_What needs to be done_
Carry none of the pictures over; set down the material below exactly.

_Material provided_

----------

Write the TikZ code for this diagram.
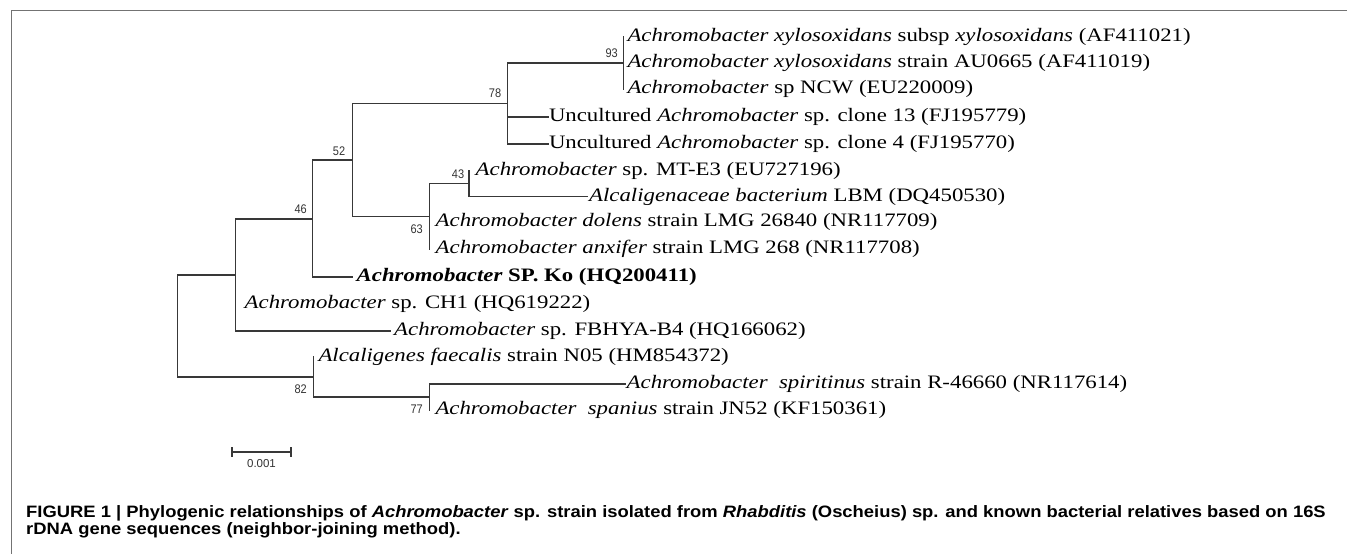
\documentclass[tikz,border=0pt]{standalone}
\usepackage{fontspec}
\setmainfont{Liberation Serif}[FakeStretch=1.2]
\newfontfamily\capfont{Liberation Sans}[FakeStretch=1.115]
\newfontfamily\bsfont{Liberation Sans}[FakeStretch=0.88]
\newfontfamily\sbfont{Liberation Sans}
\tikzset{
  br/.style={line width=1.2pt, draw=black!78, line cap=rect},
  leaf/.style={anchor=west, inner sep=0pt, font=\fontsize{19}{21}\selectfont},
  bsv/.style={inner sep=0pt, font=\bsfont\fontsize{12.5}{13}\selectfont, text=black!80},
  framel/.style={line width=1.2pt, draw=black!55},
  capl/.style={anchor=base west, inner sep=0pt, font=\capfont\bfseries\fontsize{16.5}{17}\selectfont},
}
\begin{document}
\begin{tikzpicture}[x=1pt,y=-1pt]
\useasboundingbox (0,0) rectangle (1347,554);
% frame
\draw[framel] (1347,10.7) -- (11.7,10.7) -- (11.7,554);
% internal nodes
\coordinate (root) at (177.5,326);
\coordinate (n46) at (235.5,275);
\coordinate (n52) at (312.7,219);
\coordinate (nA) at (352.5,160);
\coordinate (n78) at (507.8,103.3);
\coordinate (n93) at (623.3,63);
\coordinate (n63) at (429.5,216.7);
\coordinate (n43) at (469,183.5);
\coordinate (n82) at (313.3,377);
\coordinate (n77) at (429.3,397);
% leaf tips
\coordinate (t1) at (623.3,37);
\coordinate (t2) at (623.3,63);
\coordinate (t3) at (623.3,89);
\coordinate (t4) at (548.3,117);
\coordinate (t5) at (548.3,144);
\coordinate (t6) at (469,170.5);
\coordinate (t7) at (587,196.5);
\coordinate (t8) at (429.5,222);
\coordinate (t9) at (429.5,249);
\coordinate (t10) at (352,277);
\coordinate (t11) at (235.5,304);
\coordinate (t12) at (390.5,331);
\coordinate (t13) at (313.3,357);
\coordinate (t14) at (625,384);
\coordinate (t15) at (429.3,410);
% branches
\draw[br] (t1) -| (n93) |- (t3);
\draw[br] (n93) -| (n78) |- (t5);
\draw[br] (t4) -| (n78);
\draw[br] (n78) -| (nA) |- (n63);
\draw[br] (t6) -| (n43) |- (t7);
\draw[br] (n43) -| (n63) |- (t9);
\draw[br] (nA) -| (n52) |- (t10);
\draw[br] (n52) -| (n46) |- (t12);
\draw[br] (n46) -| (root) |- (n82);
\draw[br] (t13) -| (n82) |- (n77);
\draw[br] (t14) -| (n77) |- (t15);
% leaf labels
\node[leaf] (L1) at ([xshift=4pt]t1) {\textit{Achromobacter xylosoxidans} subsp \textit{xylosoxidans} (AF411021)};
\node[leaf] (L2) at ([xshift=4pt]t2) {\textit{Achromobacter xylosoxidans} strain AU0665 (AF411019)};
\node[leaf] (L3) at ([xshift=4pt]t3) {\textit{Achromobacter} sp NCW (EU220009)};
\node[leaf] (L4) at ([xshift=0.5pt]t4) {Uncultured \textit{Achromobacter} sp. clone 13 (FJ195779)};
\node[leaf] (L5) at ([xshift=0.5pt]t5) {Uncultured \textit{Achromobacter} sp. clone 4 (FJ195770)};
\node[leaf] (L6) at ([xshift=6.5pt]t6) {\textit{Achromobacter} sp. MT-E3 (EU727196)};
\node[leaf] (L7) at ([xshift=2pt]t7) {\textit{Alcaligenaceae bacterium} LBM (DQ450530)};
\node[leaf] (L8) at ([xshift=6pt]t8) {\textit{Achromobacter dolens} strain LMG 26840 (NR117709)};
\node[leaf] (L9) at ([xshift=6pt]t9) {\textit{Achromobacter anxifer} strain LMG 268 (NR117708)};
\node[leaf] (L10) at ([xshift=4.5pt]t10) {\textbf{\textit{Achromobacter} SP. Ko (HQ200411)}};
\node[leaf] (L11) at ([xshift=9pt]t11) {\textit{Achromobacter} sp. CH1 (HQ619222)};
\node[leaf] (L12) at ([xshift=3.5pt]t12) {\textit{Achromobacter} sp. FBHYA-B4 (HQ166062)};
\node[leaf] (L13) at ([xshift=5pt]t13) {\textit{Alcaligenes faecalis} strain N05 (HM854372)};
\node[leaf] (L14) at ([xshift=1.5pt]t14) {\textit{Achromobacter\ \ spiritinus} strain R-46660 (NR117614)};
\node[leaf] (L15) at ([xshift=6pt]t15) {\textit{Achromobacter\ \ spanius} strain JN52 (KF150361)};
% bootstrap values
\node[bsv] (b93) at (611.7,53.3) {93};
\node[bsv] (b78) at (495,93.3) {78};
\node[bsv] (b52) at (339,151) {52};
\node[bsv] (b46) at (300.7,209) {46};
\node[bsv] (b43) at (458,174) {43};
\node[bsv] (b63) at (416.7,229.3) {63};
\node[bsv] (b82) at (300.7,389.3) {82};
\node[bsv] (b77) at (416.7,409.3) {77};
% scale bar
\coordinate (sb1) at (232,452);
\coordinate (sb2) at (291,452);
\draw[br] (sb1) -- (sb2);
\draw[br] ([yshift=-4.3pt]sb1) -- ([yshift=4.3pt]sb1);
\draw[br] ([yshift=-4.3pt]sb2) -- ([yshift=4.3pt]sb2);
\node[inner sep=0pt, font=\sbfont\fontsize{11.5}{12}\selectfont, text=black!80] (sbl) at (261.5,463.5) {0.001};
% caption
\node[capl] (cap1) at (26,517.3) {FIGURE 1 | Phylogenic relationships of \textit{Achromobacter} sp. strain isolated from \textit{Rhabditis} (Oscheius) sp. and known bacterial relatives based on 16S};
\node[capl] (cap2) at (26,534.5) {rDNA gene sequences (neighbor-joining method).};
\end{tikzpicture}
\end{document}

----------

_The response_
Write the TikZ code for this diagram.
\documentclass[tikz,border=0pt]{standalone}
\usepackage{fontspec}
\setmainfont{Liberation Serif}[FakeStretch=1.2]
\newfontfamily\capfont{Liberation Sans}[FakeStretch=1.115]
\newfontfamily\bsfont{Liberation Sans}[FakeStretch=0.88]
\newfontfamily\sbfont{Liberation Sans}
\tikzset{
  br/.style={line width=1.2pt, draw=black!78, line cap=rect},
  leaf/.style={anchor=west, inner sep=0pt, font=\fontsize{19}{21}\selectfont},
  bsv/.style={inner sep=0pt, font=\bsfont\fontsize{12.5}{13}\selectfont, text=black!80},
  framel/.style={line width=1.2pt, draw=black!55},
  capl/.style={anchor=base west, inner sep=0pt, font=\capfont\bfseries\fontsize{16.5}{17}\selectfont},
}
\begin{document}
\begin{tikzpicture}[x=1pt,y=-1pt]
\useasboundingbox (0,0) rectangle (1347,554);
% frame
\draw[framel] (1347,10.7) -- (11.7,10.7) -- (11.7,554);
% internal nodes
\coordinate (root) at (177.5,326);
\coordinate (n46) at (235.5,275);
\coordinate (n52) at (312.7,219);
\coordinate (nA) at (352.5,160);
\coordinate (n78) at (507.8,103.3);
\coordinate (n93) at (623.3,63);
\coordinate (n63) at (429.5,216.7);
\coordinate (n43) at (469,183.5);
\coordinate (n82) at (313.3,377);
\coordinate (n77) at (429.3,397);
% leaf tips
\coordinate (t1) at (623.3,37);
\coordinate (t2) at (623.3,63);
\coordinate (t3) at (623.3,89);
\coordinate (t4) at (548.3,117);
\coordinate (t5) at (548.3,144);
\coordinate (t6) at (469,170.5);
\coordinate (t7) at (587,196.5);
\coordinate (t8) at (429.5,222);
\coordinate (t9) at (429.5,249);
\coordinate (t10) at (352,277);
\coordinate (t11) at (235.5,304);
\coordinate (t12) at (390.5,331);
\coordinate (t13) at (313.3,357);
\coordinate (t14) at (625,384);
\coordinate (t15) at (429.3,410);
% branches
\draw[br] (t1) -| (n93) |- (t3);
\draw[br] (n93) -| (n78) |- (t5);
\draw[br] (t4) -| (n78);
\draw[br] (n78) -| (nA) |- (n63);
\draw[br] (t6) -| (n43) |- (t7);
\draw[br] (n43) -| (n63) |- (t9);
\draw[br] (nA) -| (n52) |- (t10);
\draw[br] (n52) -| (n46) |- (t12);
\draw[br] (n46) -| (root) |- (n82);
\draw[br] (t13) -| (n82) |- (n77);
\draw[br] (t14) -| (n77) |- (t15);
% leaf labels
\node[leaf] (L1) at ([xshift=4pt]t1) {\textit{Achromobacter xylosoxidans} subsp \textit{xylosoxidans} (AF411021)};
\node[leaf] (L2) at ([xshift=4pt]t2) {\textit{Achromobacter xylosoxidans} strain AU0665 (AF411019)};
\node[leaf] (L3) at ([xshift=4pt]t3) {\textit{Achromobacter} sp NCW (EU220009)};
\node[leaf] (L4) at ([xshift=0.5pt]t4) {Uncultured \textit{Achromobacter} sp. clone 13 (FJ195779)};
\node[leaf] (L5) at ([xshift=0.5pt]t5) {Uncultured \textit{Achromobacter} sp. clone 4 (FJ195770)};
\node[leaf] (L6) at ([xshift=6.5pt]t6) {\textit{Achromobacter} sp. MT-E3 (EU727196)};
\node[leaf] (L7) at ([xshift=2pt]t7) {\textit{Alcaligenaceae bacterium} LBM (DQ450530)};
\node[leaf] (L8) at ([xshift=6pt]t8) {\textit{Achromobacter dolens} strain LMG 26840 (NR117709)};
\node[leaf] (L9) at ([xshift=6pt]t9) {\textit{Achromobacter anxifer} strain LMG 268 (NR117708)};
\node[leaf] (L10) at ([xshift=4.5pt]t10) {\textbf{\textit{Achromobacter} SP. Ko (HQ200411)}};
\node[leaf] (L11) at ([xshift=9pt]t11) {\textit{Achromobacter} sp. CH1 (HQ619222)};
\node[leaf] (L12) at ([xshift=3.5pt]t12) {\textit{Achromobacter} sp. FBHYA-B4 (HQ166062)};
\node[leaf] (L13) at ([xshift=5pt]t13) {\textit{Alcaligenes faecalis} strain N05 (HM854372)};
\node[leaf] (L14) at ([xshift=1.5pt]t14) {\textit{Achromobacter\ \ spiritinus} strain R-46660 (NR117614)};
\node[leaf] (L15) at ([xshift=6pt]t15) {\textit{Achromobacter\ \ spanius} strain JN52 (KF150361)};
% bootstrap values
\node[bsv] (b93) at (611.7,53.3) {93};
\node[bsv] (b78) at (495,93.3) {78};
\node[bsv] (b52) at (339,151) {52};
\node[bsv] (b46) at (300.7,209) {46};
\node[bsv] (b43) at (458,174) {43};
\node[bsv] (b63) at (416.7,229.3) {63};
\node[bsv] (b82) at (300.7,389.3) {82};
\node[bsv] (b77) at (416.7,409.3) {77};
% scale bar
\coordinate (sb1) at (232,452);
\coordinate (sb2) at (291,452);
\draw[br] (sb1) -- (sb2);
\draw[br] ([yshift=-4.3pt]sb1) -- ([yshift=4.3pt]sb1);
\draw[br] ([yshift=-4.3pt]sb2) -- ([yshift=4.3pt]sb2);
\node[inner sep=0pt, font=\sbfont\fontsize{11.5}{12}\selectfont, text=black!80] (sbl) at (261.5,463.5) {0.001};
% caption
\node[capl] (cap1) at (26,517.3) {FIGURE 1 | Phylogenic relationships of \textit{Achromobacter} sp. strain isolated from \textit{Rhabditis} (Oscheius) sp. and known bacterial relatives based on 16S};
\node[capl] (cap2) at (26,534.5) {rDNA gene sequences (neighbor-joining method).};
\end{tikzpicture}
\end{document}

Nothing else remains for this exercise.